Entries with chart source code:
++++++++

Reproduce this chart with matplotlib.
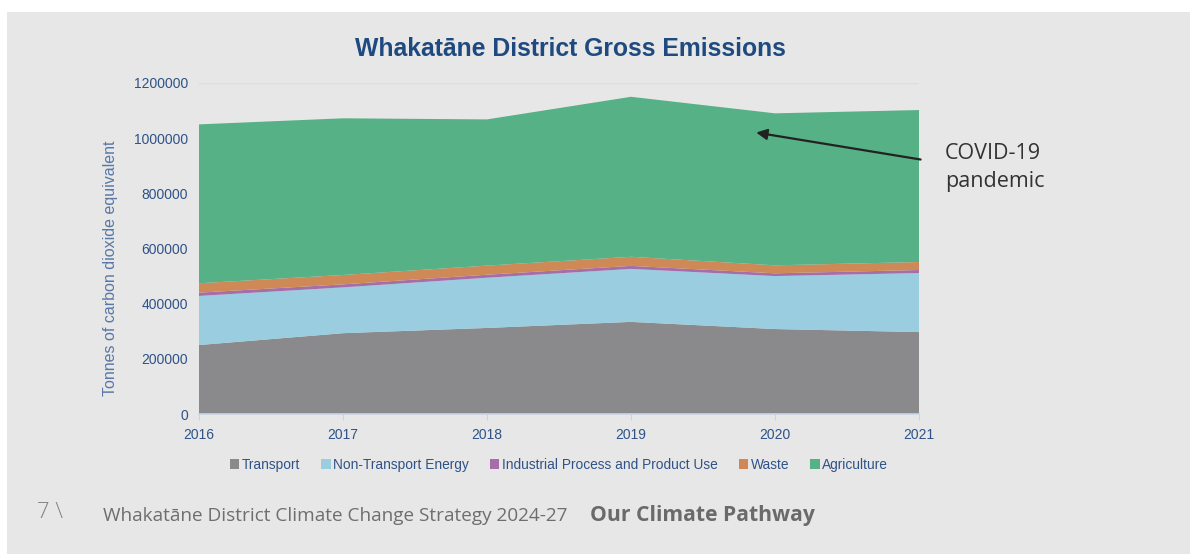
import matplotlib.pyplot as plt
from matplotlib.patches import Patch, Rectangle

# Emissions by sector, tonnes CO2-e
years = [2016, 2017, 2018, 2019, 2020, 2021]
transport = [250000, 293000, 312000, 334000, 308000, 297000]
non_transport_energy = [178000, 166000, 182000, 192000, 192000, 214000]
industrial = [12000, 11000, 11000, 11000, 10000, 11000]
waste = [34000, 34000, 33000, 33000, 29000, 29000]
agriculture = [576000, 568000, 530000, 580000, 551000, 551000]

sectors = ["Transport", "Non-Transport Energy",
           "Industrial Process and Product Use", "Waste", "Agriculture"]
colors = ["#8a8a8c", "#9acde0", "#a56ea8", "#cf8957", "#56b186"]

yticks = [0, 200000, 400000, 600000, 800000, 1000000, 1200000]

navy = "#1f4a80"
tick_col = "#2f5288"
footer_font = ["Open Sans", "DejaVu Sans"]

plt.rcParams["font.family"] = ["Liberation Sans", "DejaVu Sans"]

fig = plt.figure(figsize=(11.9, 5.54), dpi=100)
fig.patch.set_facecolor("white")
fig.patches.append(Rectangle((7 / 1190, 0), 1, 1 - 12 / 554, transform=fig.transFigure,
                             facecolor="#e6e7e6", edgecolor="none", zorder=-10))

ax = fig.add_axes([199 / 1190, 1 - 414 / 554, 720 / 1190, 331 / 554])
ax.set_facecolor("none")

ax.stackplot(years, transport, non_transport_energy, industrial, waste, agriculture,
             colors=colors, linewidth=0, zorder=2)

ax.set_xlim(2016, 2021)
ax.set_ylim(0, 1200000)
ax.set_xticks(years)
ax.set_xticklabels([str(y) for y in years])
ax.set_yticks(yticks)
ax.set_yticklabels([str(v) for v in yticks])
ax.grid(axis="y", color="#d4dff2", linewidth=1, zorder=0)
ax.set_axisbelow(True)

for side in ["left", "right", "top"]:
    ax.spines[side].set_visible(False)
ax.spines["bottom"].set_color("#c8d4e6")
ax.spines["bottom"].set_linewidth(1.2)
ax.spines["bottom"].set_zorder(3)
ax.tick_params(axis="x", colors="#c8d4e6", labelcolor=tick_col, labelsize=10,
               length=4, pad=6)
ax.tick_params(axis="y", length=0, labelcolor=tick_col, labelsize=10, pad=8)

ax.set_ylabel("Tonnes of carbon dioxide equivalent", color="#5877a8", fontsize=11.5)
ax.yaxis.set_label_coords(-0.112, 0.441)

fig.text(570 / 1190, 1 - 49 / 554, "Whakatāne District Gross Emissions",
         ha="center", va="center", fontsize=17.8, fontweight="bold", color=navy)

# Arrow pointing at the 2020 dip
ax.annotate("", xy=(2019.85, 1022000), xytext=(2021.03, 921000),
            arrowprops=dict(arrowstyle="-|>", color="#222222", lw=1.6,
                            mutation_scale=16),
            annotation_clip=False, zorder=5)
fig.text(945 / 1190, 1 - 143 / 554, "COVID-19\npandemic", ha="left", va="top",
         fontsize=15.5, color="#333333", linespacing=1.45, family=footer_font)

handles = [Patch(facecolor=c, edgecolor="none") for c in colors]
fig.legend(handles, sectors, loc="center", bbox_to_anchor=(559 / 1190, 1 - 465 / 554),
           ncol=5, frameon=False, fontsize=9.9, labelcolor=tick_col,
           handlelength=0.7, handleheight=0.7, handletextpad=0.2,
           columnspacing=1.5)

fig.text(37 / 1190, 1 - 512 / 554, "7 \\", ha="left", va="center", fontsize=16,
         color="#858585", family=footer_font, fontweight="light")
fig.text(103 / 1190, 1 - 516 / 554, "Whakatāne District Climate Change Strategy 2024-27",
         ha="left", va="center", fontsize=13.7, color="#6e6e6e", family=footer_font)
fig.text(590 / 1190, 1 - 516 / 554, "Our Climate Pathway", ha="left", va="center",
         fontsize=15.2, color="#6a6a6a", fontweight="bold", family=footer_font)

fig.savefig("out.png", dpi=100)
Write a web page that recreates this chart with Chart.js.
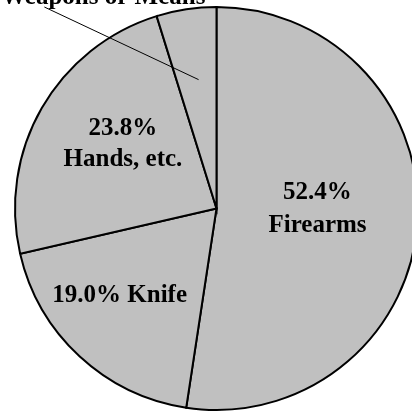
<!DOCTYPE html>
<html>
<head>
<meta charset="utf-8">
<script src="https://cdn.jsdelivr.net/npm/chart.js@4/dist/chart.umd.min.js"></script>
<style>
  html, body { margin: 0; padding: 0; background: #fff; overflow: hidden; width: 412px; height: 413px; }
  #wrap { position: absolute; left: 0; top: 0; width: 433px; height: 417px; }
</style>
</head>
<body>
<div id="wrap"><canvas id="c"></canvas></div>
<script>
// Data (clockwise from 12 o'clock)
const categories = ["Firearms", "Knife", "Hands, etc.", "Other Weapons or Means"];
const percentValues = [52.4, 19.0, 23.8, 4.8];
const labelLines = [
  ["52.4%", "Firearms"],
  ["19.0% Knife"],
  ["23.8%", "Hands, etc."],
  ["Other Weapons or Means"]
];

// Label placement (in units of pie radius, relative to centre; baselines)
const REF_R = 202.5;
const labelPlacement = [
  { x: 101.5, baselines: [-9.5, 23.5] },
  { x: -97.3, baselines: [93.5] },
  { x: -94, baselines: [-73.5, -42.5] },
  { x: -149, baselines: [-205.5], leader: [[-173, -202.5], [-18, -129.5]] }
];

const labelPlugin = {
  id: 'sliceLabels',
  afterDatasetsDraw(chart) {
    const ctx = chart.ctx;
    const meta = chart.getDatasetMeta(0);
    const arc0 = meta.data[0];
    const cx = arc0.x, cy = arc0.y, r = arc0.outerRadius;
    const s = r / REF_R;
    ctx.save();
    ctx.fillStyle = '#000';
    ctx.font = 'bold 25px "Liberation Serif", "Times New Roman", serif';
    ctx.textAlign = 'center';
    ctx.textBaseline = 'alphabetic';
    labelPlacement.forEach((p, i) => {
      labelLines[i].forEach((line, j) => {
        ctx.fillText(line, cx + p.x * s, cy + p.baselines[j] * s);
      });
      if (p.leader) {
        ctx.beginPath();
        ctx.strokeStyle = '#000';
        ctx.lineWidth = 1;
        ctx.moveTo(cx + p.leader[0][0] * s, cy + p.leader[0][1] * s);
        ctx.lineTo(cx + p.leader[1][0] * s, cy + p.leader[1][1] * s);
        ctx.stroke();
      }
    });
    ctx.restore();
  }
};

new Chart(document.getElementById('c'), {
  type: 'pie',
  data: {
    labels: categories,
    datasets: [{
      data: percentValues,
      backgroundColor: '#c0c0c0',
      borderColor: '#000',
      borderWidth: 2,
      borderJoinStyle: 'miter'
    }]
  },
  options: {
    responsive: true,
    maintainAspectRatio: false,
    animation: false,
    layout: { padding: { top: 6, bottom: 6, left: 0, right: 0 } },
    plugins: {
      legend: { display: false },
      tooltip: { enabled: false }
    }
  },
  plugins: [labelPlugin]
});
</script>
</body>
</html>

++++++++

> _Objective_:
Output all of the data exactly as it stands, minus any images.

> _Result for this exercise_:
Reproduce this chart with matplotlib.
import matplotlib.pyplot as plt
from matplotlib.patches import Patch, Rectangle

# Emissions by sector, tonnes CO2-e
years = [2016, 2017, 2018, 2019, 2020, 2021]
transport = [250000, 293000, 312000, 334000, 308000, 297000]
non_transport_energy = [178000, 166000, 182000, 192000, 192000, 214000]
industrial = [12000, 11000, 11000, 11000, 10000, 11000]
waste = [34000, 34000, 33000, 33000, 29000, 29000]
agriculture = [576000, 568000, 530000, 580000, 551000, 551000]

sectors = ["Transport", "Non-Transport Energy",
           "Industrial Process and Product Use", "Waste", "Agriculture"]
colors = ["#8a8a8c", "#9acde0", "#a56ea8", "#cf8957", "#56b186"]

yticks = [0, 200000, 400000, 600000, 800000, 1000000, 1200000]

navy = "#1f4a80"
tick_col = "#2f5288"
footer_font = ["Open Sans", "DejaVu Sans"]

plt.rcParams["font.family"] = ["Liberation Sans", "DejaVu Sans"]

fig = plt.figure(figsize=(11.9, 5.54), dpi=100)
fig.patch.set_facecolor("white")
fig.patches.append(Rectangle((7 / 1190, 0), 1, 1 - 12 / 554, transform=fig.transFigure,
                             facecolor="#e6e7e6", edgecolor="none", zorder=-10))

ax = fig.add_axes([199 / 1190, 1 - 414 / 554, 720 / 1190, 331 / 554])
ax.set_facecolor("none")

ax.stackplot(years, transport, non_transport_energy, industrial, waste, agriculture,
             colors=colors, linewidth=0, zorder=2)

ax.set_xlim(2016, 2021)
ax.set_ylim(0, 1200000)
ax.set_xticks(years)
ax.set_xticklabels([str(y) for y in years])
ax.set_yticks(yticks)
ax.set_yticklabels([str(v) for v in yticks])
ax.grid(axis="y", color="#d4dff2", linewidth=1, zorder=0)
ax.set_axisbelow(True)

for side in ["left", "right", "top"]:
    ax.spines[side].set_visible(False)
ax.spines["bottom"].set_color("#c8d4e6")
ax.spines["bottom"].set_linewidth(1.2)
ax.spines["bottom"].set_zorder(3)
ax.tick_params(axis="x", colors="#c8d4e6", labelcolor=tick_col, labelsize=10,
               length=4, pad=6)
ax.tick_params(axis="y", length=0, labelcolor=tick_col, labelsize=10, pad=8)

ax.set_ylabel("Tonnes of carbon dioxide equivalent", color="#5877a8", fontsize=11.5)
ax.yaxis.set_label_coords(-0.112, 0.441)

fig.text(570 / 1190, 1 - 49 / 554, "Whakatāne District Gross Emissions",
         ha="center", va="center", fontsize=17.8, fontweight="bold", color=navy)

# Arrow pointing at the 2020 dip
ax.annotate("", xy=(2019.85, 1022000), xytext=(2021.03, 921000),
            arrowprops=dict(arrowstyle="-|>", color="#222222", lw=1.6,
                            mutation_scale=16),
            annotation_clip=False, zorder=5)
fig.text(945 / 1190, 1 - 143 / 554, "COVID-19\npandemic", ha="left", va="top",
         fontsize=15.5, color="#333333", linespacing=1.45, family=footer_font)

handles = [Patch(facecolor=c, edgecolor="none") for c in colors]
fig.legend(handles, sectors, loc="center", bbox_to_anchor=(559 / 1190, 1 - 465 / 554),
           ncol=5, frameon=False, fontsize=9.9, labelcolor=tick_col,
           handlelength=0.7, handleheight=0.7, handletextpad=0.2,
           columnspacing=1.5)

fig.text(37 / 1190, 1 - 512 / 554, "7 \\", ha="left", va="center", fontsize=16,
         color="#858585", family=footer_font, fontweight="light")
fig.text(103 / 1190, 1 - 516 / 554, "Whakatāne District Climate Change Strategy 2024-27",
         ha="left", va="center", fontsize=13.7, color="#6e6e6e", family=footer_font)
fig.text(590 / 1190, 1 - 516 / 554, "Our Climate Pathway", ha="left", va="center",
         fontsize=15.2, color="#6a6a6a", fontweight="bold", family=footer_font)

fig.savefig("out.png", dpi=100)
Write a web page that recreates this chart with Chart.js.
<!DOCTYPE html>
<html>
<head>
<meta charset="utf-8">
<script src="https://cdn.jsdelivr.net/npm/chart.js@4/dist/chart.umd.min.js"></script>
<style>
  html, body { margin: 0; padding: 0; background: #fff; overflow: hidden; width: 412px; height: 413px; }
  #wrap { position: absolute; left: 0; top: 0; width: 433px; height: 417px; }
</style>
</head>
<body>
<div id="wrap"><canvas id="c"></canvas></div>
<script>
// Data (clockwise from 12 o'clock)
const categories = ["Firearms", "Knife", "Hands, etc.", "Other Weapons or Means"];
const percentValues = [52.4, 19.0, 23.8, 4.8];
const labelLines = [
  ["52.4%", "Firearms"],
  ["19.0% Knife"],
  ["23.8%", "Hands, etc."],
  ["Other Weapons or Means"]
];

// Label placement (in units of pie radius, relative to centre; baselines)
const REF_R = 202.5;
const labelPlacement = [
  { x: 101.5, baselines: [-9.5, 23.5] },
  { x: -97.3, baselines: [93.5] },
  { x: -94, baselines: [-73.5, -42.5] },
  { x: -149, baselines: [-205.5], leader: [[-173, -202.5], [-18, -129.5]] }
];

const labelPlugin = {
  id: 'sliceLabels',
  afterDatasetsDraw(chart) {
    const ctx = chart.ctx;
    const meta = chart.getDatasetMeta(0);
    const arc0 = meta.data[0];
    const cx = arc0.x, cy = arc0.y, r = arc0.outerRadius;
    const s = r / REF_R;
    ctx.save();
    ctx.fillStyle = '#000';
    ctx.font = 'bold 25px "Liberation Serif", "Times New Roman", serif';
    ctx.textAlign = 'center';
    ctx.textBaseline = 'alphabetic';
    labelPlacement.forEach((p, i) => {
      labelLines[i].forEach((line, j) => {
        ctx.fillText(line, cx + p.x * s, cy + p.baselines[j] * s);
      });
      if (p.leader) {
        ctx.beginPath();
        ctx.strokeStyle = '#000';
        ctx.lineWidth = 1;
        ctx.moveTo(cx + p.leader[0][0] * s, cy + p.leader[0][1] * s);
        ctx.lineTo(cx + p.leader[1][0] * s, cy + p.leader[1][1] * s);
        ctx.stroke();
      }
    });
    ctx.restore();
  }
};

new Chart(document.getElementById('c'), {
  type: 'pie',
  data: {
    labels: categories,
    datasets: [{
      data: percentValues,
      backgroundColor: '#c0c0c0',
      borderColor: '#000',
      borderWidth: 2,
      borderJoinStyle: 'miter'
    }]
  },
  options: {
    responsive: true,
    maintainAspectRatio: false,
    animation: false,
    layout: { padding: { top: 6, bottom: 6, left: 0, right: 0 } },
    plugins: {
      legend: { display: false },
      tooltip: { enabled: false }
    }
  },
  plugins: [labelPlugin]
});
</script>
</body>
</html>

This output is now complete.